Backing up a little bit, while driving to meet my friend for coffee this morning I caught a few minutes of a segment on NPR about technophobes. They were talking with Daniel Shore about Twitter and how people use it. I missed the first part of the show so I’m not sure how they define a technophobe, maybe anyone who isn’t into social networking. Now, I certainly don’t consider myself a technophobe, far from it. I love technology. My first computer was a 128k Mac that I bought in 1984. It wasn’t long thereafter that I signed up for a dialup AOL account and have been using email ever since.
However, I do not have a posse who anxiously await a tweet about what I’m wearing today, or which Starbucks I’m sitting at this very instant. I guess if you’re that much of an extrovert and can’t operate without constant reinforcement, well, to each his own. But what I find amazing is that the spectrum has broadened so much that there are young people now who are literally in constant electronic contact with their crew, and I mean constant, and at the other end of the spectrum there are people running multi-million dollar small businesses without even an email account much less a website. They probably just recently broke down and got cellphones.

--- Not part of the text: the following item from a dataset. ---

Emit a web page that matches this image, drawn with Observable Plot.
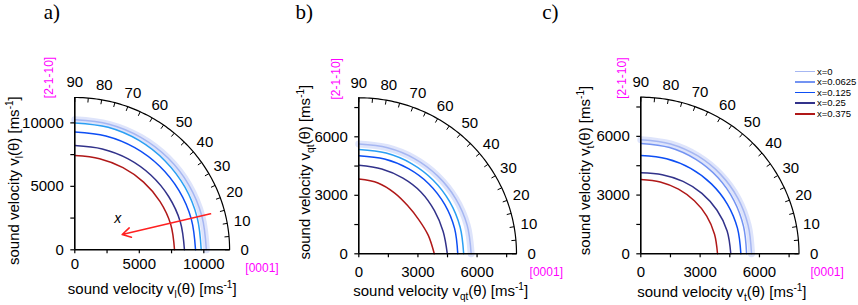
<!DOCTYPE html>
<html>
<head>
<meta charset="utf-8">
<script src="https://cdn.jsdelivr.net/npm/d3@7"></script>
<script src="https://cdn.jsdelivr.net/npm/@observablehq/plot@0.6"></script>
<style>
html,body{margin:0;padding:0;background:#fff;}
#wrap{position:relative;width:858px;height:305px;overflow:hidden;background:#fff;font-family:"Liberation Sans",Arial,sans-serif;}
#wrap svg{position:absolute;left:0;top:0;}
.lg-row{position:absolute;left:795px;height:11px;width:63px;}
.lg-line{position:absolute;left:0;top:5px;width:20px;height:1.6px;}
.lg-text{position:absolute;left:22px;top:0px;font-size:9.5px;line-height:11px;white-space:nowrap;color:#000;}
</style>
</head>
<body>
<div id="wrap"></div>
<script>
// ---------------- data ----------------
const angles = [0, 15, 30, 45, 60, 75, 90];          // θ (deg) from [0001]
const seriesNames = ["x=0", "x=0.0625", "x=0.125", "x=0.25", "x=0.375"];
const arcLabels = [0, 10, 20, 30, 40, 50, 60, 70, 80, 90];

// a) v_l(θ) [m/s]
const vlX0     = [10200, 10200, 10210, 10220, 10230, 10240, 10240];
const vlX00625 = [9800, 9820, 9860, 9900, 9950, 9990, 10000];
const vlX0125  = [9360, 9350, 9330, 9310, 9300, 9290, 9290];
const vlX025   = [8500, 8470, 8400, 8330, 8270, 8220, 8210];
const vlX0375  = [7730, 7700, 7620, 7540, 7470, 7430, 7425];

// b) v_qt(θ) [m/s]
const vqtX0     = [5700, 5690, 5670, 5650, 5640, 5630, 5630];
const vqtX00625 = [5320, 5320, 5330, 5340, 5345, 5350, 5350];
const vqtX0125  = [5020, 5030, 5040, 5050, 5040, 5030, 5030];
const vqtX025   = [4490, 4430, 4430, 4470, 4480, 4500, 4540];
const vqtX0375  = [3830, 3650, 3510, 3500, 3610, 3760, 3830];

// c) v_t(θ) [m/s]
const vtX0     = [5600, 5620, 5670, 5720, 5770, 5810, 5830];
const vtX00625 = [5350, 5380, 5440, 5510, 5570, 5620, 5640];
const vtX0125  = [5060, 5060, 5060, 5050, 5040, 5030, 5025];
const vtX025   = [4550, 4520, 4450, 4370, 4270, 4180, 4140];
const vtX0375  = [3880, 3860, 3850, 3830, 3810, 3800, 3795];

// ticks
const ticksA = [0, 5000, 10000];
const minorA = [2500, 7500];
const ticksBC = [0, 3000, 6000];
const minorBC = [1500, 4500, 7500];

// arrow (panel a)
const arrowFrom = [10520, 2835];
const arrowTo = [3675, 1205];
const arrowLabelAt = [3330, 2440];

// colours
const colorsAB = ["#a6b7f2", "#2a9ff3", "#0d4ef4", "#32328a", "#b01818"];
const colorsC  = ["#a6b7f2", "#7393f2", "#0d4ef4", "#32328a", "#b01818"];
const legendColors = ["#a6b7f2", "#7393f2", "#0d4ef4", "#32328a", "#b01818"];
const bandColor = "#d3dbfa";

// ---------------- helpers ----------------
const RAD = Math.PI / 180;
function richify(svg) {
  d3.select(svg).selectAll("text").each(function () {
    const s = this.textContent;
    if (!/[_^]\{/.test(s)) return;
    const el = d3.select(this);
    el.text(null);
    const re = /([_^])\{([^}]*)\}/g;
    let last = 0, m, shift = 0;
    const push = (t, kind) => {
      if (!t) return;
      const ts = el.append("tspan").text(t);
      const target = kind === "_" ? 4 : kind === "^" ? -6 : 0;
      if (target !== shift) ts.attr("dy", target - shift);
      shift = target;
      if (kind) ts.attr("font-size", "10px");
    };
    while ((m = re.exec(s))) { push(s.slice(last, m.index), null); push(m[2], m[1]); last = re.lastIndex; }
    push(s.slice(last), null);
  });
}

const panels = [
  { label: "a)", R: 12000, ppu: 0.0128, curves: [vlX0, vlX00625, vlX0125, vlX025, vlX0375], colors: colorsAB,
    majors: ticksA, minors: minorA, ml: 74.3, mr: 628.9, mt: 97, mb: 55.7, xPad: 5, yPad: 7,
    title: "sound velocity v_{l}(θ) [ms^{-1}]", xtDx: 0, xtDy: 39.5, ytDx: -61, ytDy: 7,
    lbDx: -31, lbDy: -85, hkDx: -26, hkDy: -20, zDx: 32.4, zDy: 18, arrow: true },
  { label: "b)", R: 8000, ppu: 0.0196, curves: [vqtX0, vqtX00625, vqtX0125, vqtX025, vqtX0375], colors: colorsAB,
    majors: ticksBC, minors: minorBC, ml: 358.3, mr: 342, mt: 97.3, mb: 51.7, xPad: 9, yPad: 7,
    title: "sound velocity v_{qt}(θ) [ms^{-1}]", xtDx: 3, xtDy: 37.5, ytDx: -54, ytDy: -3.6,
    lbDx: -63.3, lbDy: -85.3, hkDx: -22.5, hkDy: -19, zDx: 29.8, zDy: 18.4, arrow: false },
  { label: "c)", R: 8000, ppu: 0.0197, curves: [vtX0, vtX00625, vtX0125, vtX025, vtX0375], colors: colorsC,
    majors: ticksBC, minors: minorBC, ml: 640.3, mr: 59.5, mt: 96.7, mb: 51.7, xPad: 9, yPad: 7,
    title: "sound velocity v_{t}(θ) [ms^{-1}]", xtDx: 2, xtDy: 38, ytDx: -55.5, ytDy: -5,
    lbDx: -98.6, lbDy: -84.7, hkDx: -18.6, hkDy: -19, zDx: 28.2, zDy: 18.4, arrow: false }
];

const wrap = document.getElementById("wrap");

for (const p of panels) {
  const rows = [];
  p.curves.forEach((vals, k) => vals.forEach((v, j) => {
    rows.push({ series: seriesNames[k], k, x: v * Math.cos(angles[j] * RAD), y: v * Math.sin(angles[j] * RAD) });
  }));
  const R = p.R;
  const tl = 4.5 / p.ppu;           // arc tick length (data units)
  const Rl = R + 15 / p.ppu;        // arc label radius
  const arcDeg = d3.range(0, 90.5, 1);
  const arcTicks = d3.range(0, 91, 5);
  const allTicks = [...p.majors, ...p.minors];
  const fmt = d => p.majors.includes(d) ? String(d) : "";
  const txt = { textAnchor: "middle", lineAnchor: "middle", fill: "#000" };

  const marks = [
    // x=0 marker band
    Plot.line(rows.filter(d => d.k === 0), { x: "x", y: "y", stroke: bandColor, strokeWidth: 7, strokeOpacity: 0.75, curve: "catmull-rom" }),
    Plot.line(rows, { x: "x", y: "y", z: "series", stroke: "series", strokeWidth: 1.5, curve: "catmull-rom" }),
    // polar arc and its ticks
    Plot.line(arcDeg, { x: d => R * Math.cos(d * RAD), y: d => R * Math.sin(d * RAD), stroke: "#000", strokeWidth: 1.2 }),
    Plot.link(arcTicks, { x1: d => R * Math.cos(d * RAD), y1: d => R * Math.sin(d * RAD),
      x2: d => (R - tl) * Math.cos(d * RAD), y2: d => (R - tl) * Math.sin(d * RAD), stroke: "#000", strokeWidth: 1 }),
    Plot.text(arcLabels, { ...txt, x: d => Rl * Math.cos(d * RAD), y: d => Rl * Math.sin(d * RAD), text: d => String(d), fontSize: 15 }),
    // axes
    Plot.ruleY([0], { x1: 0, x2: R, stroke: "#000", strokeWidth: 1.6 }),
    Plot.ruleX([0], { y1: 0, y2: R, stroke: "#000", strokeWidth: 1.6 }),
    Plot.axisX({ ticks: allTicks, tickFormat: fmt, tickSize: 4, tickPadding: p.xPad, fontSize: 15, strokeWidth: 1.2, label: null }),
    Plot.axisY({ ticks: allTicks, tickFormat: fmt, tickSize: 4, tickPadding: p.yPad, fontSize: 15, strokeWidth: 1.2, label: null }),
    // titles
    Plot.text([p.title], { ...txt, frameAnchor: "bottom", dx: p.xtDx, dy: p.xtDy, fontSize: 15 }),
    Plot.text([p.title], { ...txt, frameAnchor: "left", rotate: -90, dx: p.ytDx, dy: p.ytDy, fontSize: 15 }),
    Plot.text([p.label], { ...txt, textAnchor: "start", frameAnchor: "top-left", dx: p.lbDx, dy: p.lbDy, fontSize: 21, fontFamily: "Liberation Serif, Times New Roman, serif" }),
    Plot.text(["[2-1-10]"], { ...txt, frameAnchor: "top-left", rotate: -90, dx: p.hkDx, dy: p.hkDy, fontSize: 12, fill: "#f0f" }),
    Plot.text(["[0001]"], { ...txt, frameAnchor: "bottom-right", dx: p.zDx, dy: p.zDy, fontSize: 12, fill: "#f0f" })
  ];
  if (p.arrow) {
    marks.push(Plot.arrow([{ x1: arrowFrom[0], y1: arrowFrom[1], x2: arrowTo[0], y2: arrowTo[1] }],
      { x1: "x1", y1: "y1", x2: "x2", y2: "y2", stroke: "#ff2020", strokeWidth: 1.6, headLength: 9 }));
    marks.push(Plot.text([{ x: arrowLabelAt[0], y: arrowLabelAt[1] }], { ...txt, x: "x", y: "y", text: () => "x", fontSize: 14, fontStyle: "italic" }));
  }

  const svg = Plot.plot({
    width: 858, height: 305,
    marginLeft: p.ml, marginRight: p.mr, marginTop: p.mt, marginBottom: p.mb,
    x: { domain: [0, R] },
    y: { domain: [0, R] },
    color: { type: "ordinal", domain: seriesNames, range: p.colors },
    style: { background: "none", overflow: "visible", fontFamily: "Liberation Sans, Arial, sans-serif", fontSize: "15px", color: "#000" },
    marks
  });
  richify(svg);
  wrap.appendChild(svg);
}

// legend (HTML)
seriesNames.forEach((name, i) => {
  const row = document.createElement("div");
  row.className = "lg-row";
  row.style.top = (65.5 + i * 10.65) + "px";
  const ln = document.createElement("div");
  ln.className = "lg-line";
  ln.style.background = legendColors[i];
  const tx = document.createElement("div");
  tx.className = "lg-text";
  tx.textContent = name;
  row.appendChild(ln); row.appendChild(tx);
  wrap.appendChild(row);
});
</script>
</body>
</html>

Part of the reason I avoid things like Twitter is I can relate to this sense of being too “available” at times. When I have to travel to Asia for a project, the flight is about 12 hours and I’m usually flying alone. The week or two just prior to the trip is always hectic with prep work, meetings, emails and phone calls to China. When I finally get on to the plane and get in my seat, I breathe a sigh of relief. It’s a rare time when you have a 12 hour period all to yourself when no one can contact you, you can do whatever you want, sleep, read, write in your journal, whatever. You are not expected to call anyone and you don’t need to worry about someone calling you. Unless you foolishly left work to do on the plane, this is the ultimate free time.
Maybe we have already gone too far with the whole “being connected” thing. Maybe these last holdouts who eschew email and the internet are to be admired. I for one am not ready to be implanted with a communication chip that can interrupt whatever I’m doing 24/7 with a beep in my ear signaling to check my email.
Friday, February 20
How To Increase Perceived Value Without Redesigning Your Product
The market value of a product is all about customer perception. You can have the best product on the market but if people get it home and they only grasp half of what it can do, or they have trouble getting it set up, you’re sunk.
If you’re like me, before you make a big purchase you often go online to read the reviews. I tend to be suspicious of glowing reviews, wondering if the manufacturer hired people to write them. We all know that people are more motivated to complain than to praise but it seems like 90% of the reviews you see online are positive. It makes you wonder.
So I tend to pay more attention to the negative reviews. Some I discount if the person seems unreasonable, but I read them all. If enough red flags go up, I start checking out other brands, widening my search.
The point here is that a few negative reviews can really hurt your business. You need to pay attention to the whole experience of buying and using your product, not just how to get it into the shopping cart.
Let’s assume that you’ve put a lot of thought into the design of your product, it stacks up well against the competition and sales are good. Now your customer has it home but things are not going smoothly.
How many times have you yourself been frustrated while trying to assemble a product or trying to get it hooked up? You’re sitting there reading the manual and you get confused and annoyed.
One of two things has probably happened. The manual uses jargon or diagrams that are hard to understand making you feel stupid, or the manual is so poorly designed that you form a negative opinion about the product.
What happens next is 1) your customer takes the extra time to figure it out himself, 2) they spend an hour with the call center or 3) they return the product to the store.
In each case, you just lost someone who could have joined your virtual sales force. You transformed a happy customer into a dissatisfied customer, or worse, a guy who goes online and posts a bad review.
So, what are the attributes of effective product documentation?
- Clear language that explains the product without being condescending.
- Effective use of graphics. People comprehend and remember graphics quicker than words.
- Engaging page layout that doesn’t intimidate. A good layout makes it easy to read or scan the content and leads you through it in a logical sequence.
- Effective balance of content and white space. Huge blocks of text put people off.
- Links and navigation aids in electronic files.
- Advanced functions separated from the commonly used ones so people can learn the basics first.
- Separate sections for each language. If you mix languages in the same section, people will miss important facts.
- Safety issues highlighted and located where they make sense, not just listed in a big block at the beginning.
If your customer quickly learns all the features that they need and a few that they love but didn’t know they needed without getting frustrated, you’ve won.